Sunday, November 06, 2005

 

Oh Death

I've been feeling weepy and sensitive today as time rolls towards the anniversary of my fathers death.

The stain dripping down the fence is an imposition. There is a dullness in the Lamb Osso Buco at the Savory Restaurant-it would be wonderful any other time. I don't feel the progress of men hard at work moving dirt back and forth here at my home. The Chargers cannot defend against the pass that the young Jet's QB Bollinger throws. I don't care if they did it once last minute to win the game-still it is frustration! There my brothers utter apathy shows as they neglected to insult me during our last conversation. My work lays on my desks pleading to be completed and I look at it with angst-it needs to be done. My vette's starter went out on me and the tow costs me $60.00 and the embarrasment of a cool car being tow'd as if it were impounded. It happened in front of a Starbucks where they know who I am. My companions are clutter everywhere and a lone light shines on my dingy socks and its glaring against the backlight of this computers LED. All of this converging into the deep vulnerable spiral I know as the loss of my father.

Comments:
I know this feeling too...it's the 9th anniversary of my mother's death as well as her birthday this month.
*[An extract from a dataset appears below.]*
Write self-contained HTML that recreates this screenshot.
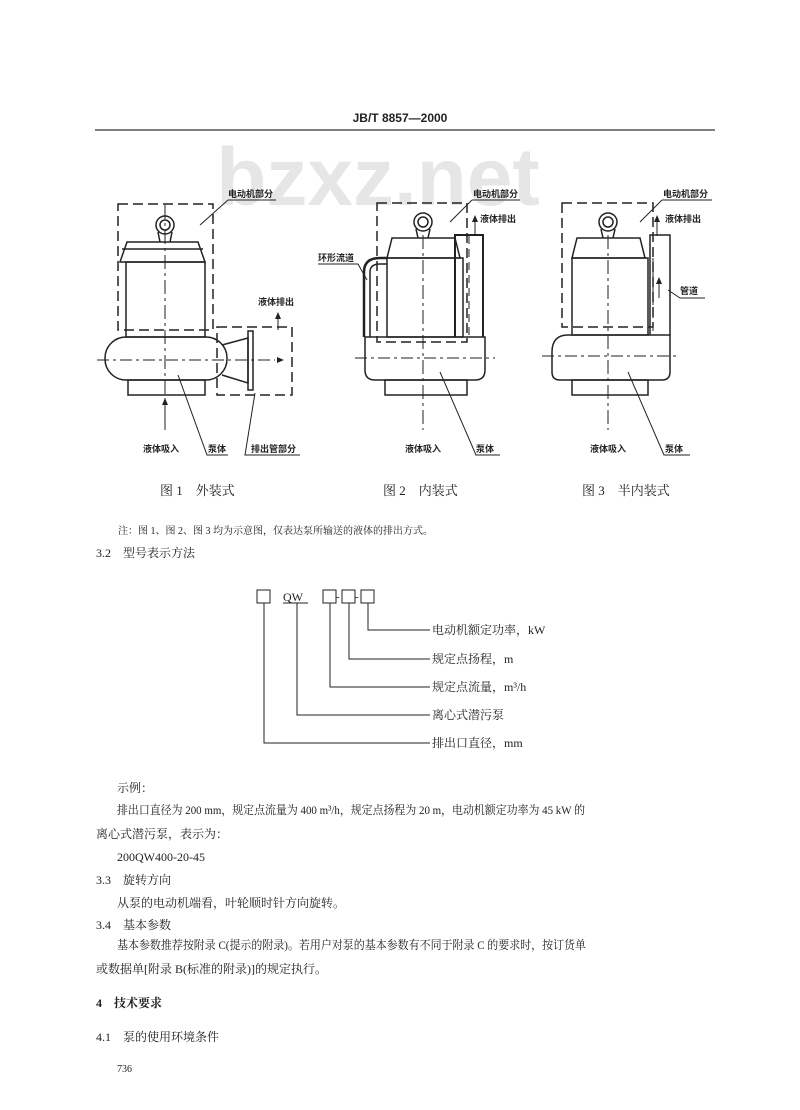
<!DOCTYPE html>
<html><head><meta charset="utf-8"><style>
html,body{margin:0;padding:0;background:#fff;}
svg{display:block;}
text{font-family:"Liberation Serif","Noto Serif CJK SC","Noto Sans CJK SC",serif;fill:#222;}
.b{font-family:"Liberation Sans","Noto Sans CJK SC",sans-serif;font-weight:bold;font-size:9px;}
</style></head><body>
<svg width="800" height="1110" viewBox="0 0 800 1110" xmlns="http://www.w3.org/2000/svg">
<rect width="800" height="1110" fill="#fff"/>
<text x="400" y="122" text-anchor="middle" style="font-family:'Liberation Sans',sans-serif;font-weight:bold;font-size:12px">JB/T 8857—2000</text>
<line x1="95" y1="130" x2="715" y2="130" stroke="#333" stroke-width="1.2"/>
<text x="378" y="205" text-anchor="middle" style="font-family:'Liberation Sans',sans-serif;font-weight:bold;font-size:82px;fill:#e6e6e6">bzxz.net</text>

<g fill="none" stroke="#222" stroke-width="1.5">
<!-- FIG 1 -->
<rect x="118" y="204" width="95" height="126" stroke-dasharray="10,5"/>
<circle cx="165" cy="225" r="9"/><circle cx="165" cy="225" r="5"/>
<path d="M158 232 L160 242 M172 232 L170 242"/>
<path d="M120 262 L127 242 L198 242 L205 262 Z"/>
<line x1="122" y1="249" x2="203" y2="249"/>
<rect x="126" y="262" width="79" height="75"/>
<rect x="105" y="337" width="122" height="43" rx="21"/>
<rect x="128" y="380" width="77" height="15"/>
<rect x="217" y="327" width="75" height="68" stroke-dasharray="10,5"/>
<path d="M222 345 L248 338 L248 383 L222 375"/>
<rect x="248" y="331" width="5" height="59"/>
<line x1="97" y1="360" x2="275" y2="360" stroke-dasharray="12,4,3,4" stroke-width="1"/>
<line x1="165" y1="205" x2="165" y2="420" stroke-dasharray="14,4,3,4" stroke-width="1"/>
<line x1="165" y1="400" x2="165" y2="430" stroke-width="1"/>
<line x1="278" y1="330" x2="278" y2="315" stroke-width="1"/>
<line x1="200" y1="225" x2="228" y2="200" stroke-width="1"/><line x1="228" y1="200" x2="276" y2="200" stroke-width="1"/>
<path d="M178 375 L207 455 L228 455 M255 393 L245 455 L300 455" stroke-width="1"/>

<!-- FIG 2 -->
<rect x="377" y="203" width="90" height="139" stroke-dasharray="10,5"/>
<circle cx="423" cy="222" r="9"/><circle cx="423" cy="222" r="5"/>
<path d="M416 229 L418 238 M430 229 L428 238"/>
<path d="M387 258 L392 238 L455 238 L460 258 Z"/>
<rect x="387" y="258" width="76" height="79"/>
<path d="M364 337 L364 272 Q364 258 380 258 L387 258" stroke-width="2.5"/>
<path d="M370 337 L370 272 Q370 264 380 264 L387 264"/>
<path d="M455 337 L455 235 L483 235 L483 337" stroke-width="2"/>
<line x1="469" y1="236" x2="469" y2="337" stroke-dasharray="8,5" stroke-width="1"/>
<path d="M365 337 L485 337 L485 370 Q485 380 475 380 L375 380 Q365 380 365 370 Z"/>
<rect x="385" y="380" width="82" height="15"/>
<line x1="355" y1="358" x2="495" y2="358" stroke-dasharray="12,4,3,4" stroke-width="1"/>
<line x1="423" y1="235" x2="423" y2="430" stroke-dasharray="14,4,3,4" stroke-width="1"/>
<line x1="475" y1="236" x2="475" y2="218" stroke-width="1"/>
<line x1="450" y1="222" x2="472" y2="200" stroke-width="1"/><line x1="472" y1="200" x2="520" y2="200" stroke-width="1"/>
<path d="M318 264 L358 264 L367 280" stroke-width="1"/>
<path d="M440 372 L476 455 L500 455" stroke-width="1"/>

<!-- FIG 3 -->
<rect x="562" y="203" width="91" height="124" stroke-dasharray="10,5"/>
<circle cx="608" cy="222" r="9"/><circle cx="608" cy="222" r="5"/>
<path d="M601 229 L603 238 M615 229 L613 238"/>
<path d="M572 258 L577 238 L640 238 L645 258 Z"/>
<rect x="572" y="258" width="76" height="77"/>
<path d="M650 335 L650 235 L670 235 L670 335"/>
<line x1="653" y1="258" x2="653" y2="335" stroke-dasharray="8,5" stroke-width="1"/>
<path d="M552 352 Q552 335 568 335 L670 335 L670 372 Q670 380 662 380 L560 380 Q552 380 552 372 Z"/>
<rect x="572" y="380" width="76" height="15"/>
<line x1="542" y1="356" x2="680" y2="356" stroke-dasharray="12,4,3,4" stroke-width="1"/>
<line x1="608" y1="235" x2="608" y2="430" stroke-dasharray="14,4,3,4" stroke-width="1"/>
<line x1="659" y1="298" x2="659" y2="280" stroke-width="1"/>
<line x1="657" y1="236" x2="657" y2="218" stroke-width="1"/>
<line x1="640" y1="222" x2="662" y2="200" stroke-width="1"/><line x1="662" y1="200" x2="712" y2="200" stroke-width="1"/>
<path d="M668 290 L680 298 L705 298" stroke-width="1"/>
<path d="M628 372 L664 455 L690 455" stroke-width="1"/>

<!-- code diagram -->
<rect x="257" y="590" width="13" height="13" stroke-width="1"/>
<rect x="323" y="590" width="13" height="13" stroke-width="1"/>
<rect x="342" y="590" width="13" height="13" stroke-width="1"/>
<rect x="361" y="590" width="13" height="13" stroke-width="1"/>
<line x1="283" y1="603" x2="308" y2="603" stroke-width="1"/>
<path d="M368 603 L368 630 L430 630 M349 603 L349 659 L430 659 M330 603 L330 687 L430 687 M297 603 L297 715 L430 715 M264 603 L264 743 L430 743" stroke-width="1"/>
</g>
<g fill="#222">
<path d="M278 312 l-3 7 h6z"/><path d="M165 398 l-3 7 h6z"/>
<path d="M475 215 l-3 7 h6z"/><path d="M659 277 l-3 7 h6z"/><path d="M657 215 l-3 7 h6z"/>
<path d="M284 360 l-7 -3 v6z"/>
</g>
<text x="336" y="600" style="font-size:11px">-</text><text x="355" y="600" style="font-size:11px">-</text>
<text x="283" y="601" style="font-size:12px">QW</text>

<text class="b" x="228" y="197">电动机部分</text>
<text class="b" x="258" y="305">液体排出</text>
<text class="b" x="143" y="452">液体吸入</text>
<text class="b" x="208" y="452">泵体</text>
<text class="b" x="251" y="452">排出管部分</text>
<text class="b" x="473" y="197">电动机部分</text>
<text class="b" x="480" y="222">液体排出</text>
<text class="b" x="318" y="261">环形流道</text>
<text class="b" x="405" y="452">液体吸入</text>
<text class="b" x="476" y="452">泵体</text>
<text class="b" x="663" y="197">电动机部分</text>
<text class="b" x="665" y="222">液体排出</text>
<text class="b" x="680" y="294">管道</text>
<text class="b" x="590" y="452">液体吸入</text>
<text class="b" x="665" y="452">泵体</text>
<text x="160" y="495" style="font-size:13px">图 1　外装式</text>
<text x="383" y="495" style="font-size:13px">图 2　内装式</text>
<text x="582" y="495" style="font-size:13px">图 3　半内装式</text>

<text x="118" y="534" style="font-size:10px">注：图 1、图 2、图 3 均为示意图，仅表达泵所输送的液体的排出方式。</text>
<text x="96" y="557" style="font-size:12px">3.2　型号表示方法</text>
<text x="432" y="634" style="font-size:12px">电动机额定功率，kW</text>
<text x="432" y="663" style="font-size:12px">规定点扬程，m</text>
<text x="432" y="691" style="font-size:12px">规定点流量，m³/h</text>
<text x="432" y="719" style="font-size:12px">离心式潜污泵</text>
<text x="432" y="747" style="font-size:12px">排出口直径，mm</text>

<g style="font-size:12px">
<text x="117" y="792">示例：</text>
<text x="117" y="814" textLength="468" lengthAdjust="spacingAndGlyphs">排出口直径为 200 mm，规定点流量为 400 m³/h，规定点扬程为 20 m，电动机额定功率为 45 kW 的</text>
<text x="96" y="838">离心式潜污泵，表示为：</text>
<text x="117" y="861">200QW400-20-45</text>
<text x="96" y="884">3.3　旋转方向</text>
<text x="117" y="907">从泵的电动机端看，叶轮顺时针方向旋转。</text>
<text x="96" y="929">3.4　基本参数</text>
<text x="117" y="949" textLength="469" lengthAdjust="spacingAndGlyphs">基本参数推荐按附录 C(提示的附录)。若用户对泵的基本参数有不同于附录 C 的要求时，按订货单</text>
<text x="96" y="973">或数据单[附录 B(标准的附录)]的规定执行。</text>
<text x="96" y="1007" style="font-weight:bold">4　技术要求</text>
<text x="96" y="1041">4.1　泵的使用环境条件</text>
<text x="117" y="1072" style="font-size:10px">736</text>
</g>
</svg>
</body></html>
The signs are everywhere; halloween costumes being put away, fall colors on the leaves, and the cool air biting my skin in the early morning. The blue blue sky at noon and the dark cloudy evenings, as a portent of pain and heartache to come. It's as if a cone of silence falls over me, sent down from the heavens by Don Adams, who is at this very moment having a cup of celestial coffee with my mother. All the same it evokes a pensive and gloomy mood in me for no apparent reason other than to mark her passing. But with the passage of years comes a healing - my siblings and I can get together for family functions and have a surprisingly good time, full of laughter and reminiscing. Ah death, I have miles to go too.